V-Day remembrance: Stunning infographic shows devastating human cost of WWII (VIDEO)
The mind-boggling visualization, entitled “The Fallen of World War II,” illustrates the horrific number of civilians and soldiers who lost their lives in the conflict.
The clip compares the losses of WWII to other conflicts – both recent and historic – and highlights the war’s deaths broken down by nationality, with the Soviet Union suffering the highest total death count of the war.
The animation begins with US soldiers, counting over 400,000 deaths over the course of the war from 1939 to 1945. Two thousand five hundred US soldiers died on D-Day at Omaha Beach, around the same number of American soldiers killed over the 13-year war in Afghanistan.
The infographic then turns to European military casualties: Yugoslavia lost almost half a million soldiers, while Poland and France each lost around 200,000 soldiers.
The UK lost a similar number of soldiers to the US while fighting the Nazis, while Germany lost about a half-million soldiers during battles with the US and UK.

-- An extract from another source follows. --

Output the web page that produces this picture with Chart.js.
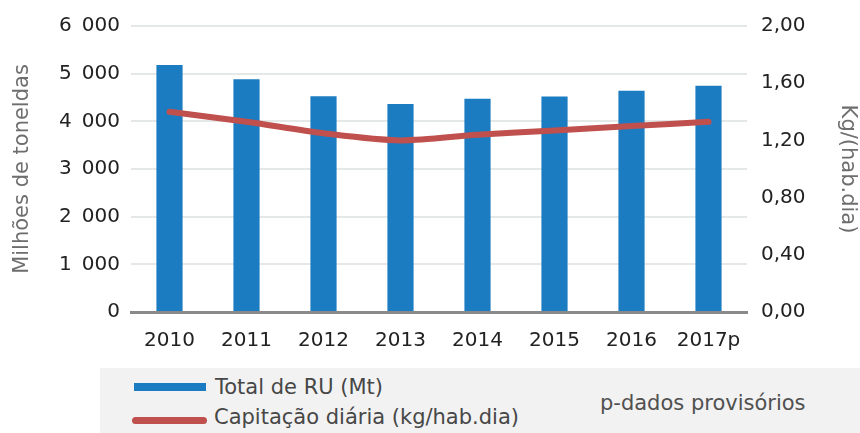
<!DOCTYPE html>
<html lang="pt">
<head>
    <meta charset="UTF-8">
    <title>Resíduos urbanos</title>
    <script src="https://cdn.jsdelivr.net/npm/chart.js"></script>
    <style>
        body {
            margin: 0;
            background: white;
            font-family: "DejaVu Sans", sans-serif;
        }
        .wrap {
            position: relative;
            width: 860px;
            height: 433px;
        }
        .legend {
            position: absolute;
            left: 100px;
            top: 368px;
            width: 760px;
            height: 65px;
            background: #f2f2f2;
            color: #474747;
            font-size: 21px;
            line-height: 21px;
        }
        .legend span {
            position: absolute;
            white-space: nowrap;
        }
        .swatch {
            position: absolute;
        }
    </style>
</head>
<body>
    <div class="wrap">
        <canvas id="chart" width="860" height="433"></canvas>
        <div class="legend">
            <div class="swatch" style="left:34px;top:15px;width:72px;height:8px;background:#1b7cc2"></div>
            <span style="left:115px;top:9px">Total de RU (Mt)</span>
            <div class="swatch" style="left:32px;top:49px;width:75px;height:7px;background:#c0504d;border-radius:4px"></div>
            <span style="left:114px;top:39px">Capitação diária (kg/hab.dia)</span>
            <span style="left:500px;top:25px;color:#505050">p-dados provisórios</span>
        </div>
    </div>
    <script>
        const years = ["2010", "2011", "2012", "2013", "2014", "2015", "2016", "2017p"];
        const totalRU = [5184, 4884, 4528, 4362, 4475, 4523, 4640, 4745];
        const capitacao = [1.40, 1.33, 1.25, 1.20, 1.24, 1.27, 1.30, 1.33];
        const leftTicks = [0, 1000, 2000, 3000, 4000, 5000, 6000];
        const rightTicks = [0, 0.4, 0.8, 1.2, 1.6, 2.0];

        const tickFont = { family: "DejaVu Sans", size: 20 };
        const titleFont = { family: "DejaVu Sans", size: 21 };

        new Chart(document.getElementById("chart"), {
            type: "bar",
            data: {
                labels: years,
                datasets: [
                    {
                        type: "line",
                        label: "Capitação diária (kg/hab.dia)",
                        data: capitacao,
                        yAxisID: "yR",
                        borderColor: "#c0504d",
                        borderWidth: 6,
                        borderCapStyle: "round",
                        pointRadius: 0,
                        tension: 0.3,
                        order: 0
                    },
                    {
                        label: "Total de RU (Mt)",
                        data: totalRU,
                        yAxisID: "y",
                        backgroundColor: "#1b7cc2",
                        barPercentage: 0.34,
                        categoryPercentage: 1,
                        order: 1
                    }
                ]
            },
            options: {
                responsive: false,
                animation: false,
                layout: { padding: { top: 25, left: 0, right: 0, bottom: 0 } },
                plugins: { legend: { display: false }, tooltip: { enabled: false } },
                scales: {
                    x: {
                        grid: { display: false, drawTicks: false },
                        border: { color: "#8a8a8a", width: 3 },
                        ticks: { color: "#222", font: tickFont, padding: 17 },
                        afterFit: s => { s.height = 121; }
                    },
                    y: {
                        position: "left",
                        min: 0, max: 6000,
                        afterBuildTicks: s => { s.ticks = leftTicks.map(v => ({ value: v })); },
                        grid: { color: "#e4e9e7", lineWidth: 2, drawTicks: false },
                        border: { display: false },
                        ticks: {
                            color: "#222", font: tickFont, padding: 11,
                            callback: v => v.toString().replace(/\B(?=(\d{3})+(?!\d))/g, "\u2002")
                        },
                        title: { display: true, text: "Milhões de toneldas", color: "#6e6e6e", font: titleFont, padding: { top: 10, bottom: 0 } },
                        afterFit: s => { s.width = 131; }
                    },
                    yR: {
                        position: "right",
                        min: 0, max: 2,
                        afterBuildTicks: s => { s.ticks = rightTicks.map(v => ({ value: v })); },
                        grid: { display: false, drawTicks: false },
                        border: { display: false },
                        ticks: {
                            color: "#222", font: tickFont, padding: 14,
                            callback: v => v.toFixed(2).replace(".", ",")
                        },
                        title: { display: true, text: "Kg/(hab.dia)", color: "#6e6e6e", font: titleFont, padding: { top: 0, bottom: 0 } },
                        afterFit: s => { s.width = 113; }
                    }
                }
            }
        });
    </script>
</body>
</html>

However, it was fighting in the Eastern Front that proved most catastrophic for the Germans. Half a million German soldiers died during the Battle of Stalingrad – the equivalent of all the western front fighting put together.
While the Soviets were victorious in the Battle of Stalingrad, they suffered almost twice as many losses, as shown here in red.
Some 2.3 million officers and men of the Wehrmacht were killed in total by the Soviet Union, but as the animation depicts in somber detail, the Soviet successes in the conflict came at a huge cost.
The Russian military has tallied their soldier deaths at 8.7 million, while others believe this could be closer to 14 million.
The data-driven visualization then looks at civilian deaths, providing a country breakdown of casualties and detailing the concentration camps responsible for killing 6 million Jews in the Holocaust.
After the Soviet Union, China experienced the second-highest number of fatalities in the global conflict.
In total, a startling 70 million people died during WWII, more than any other war in history.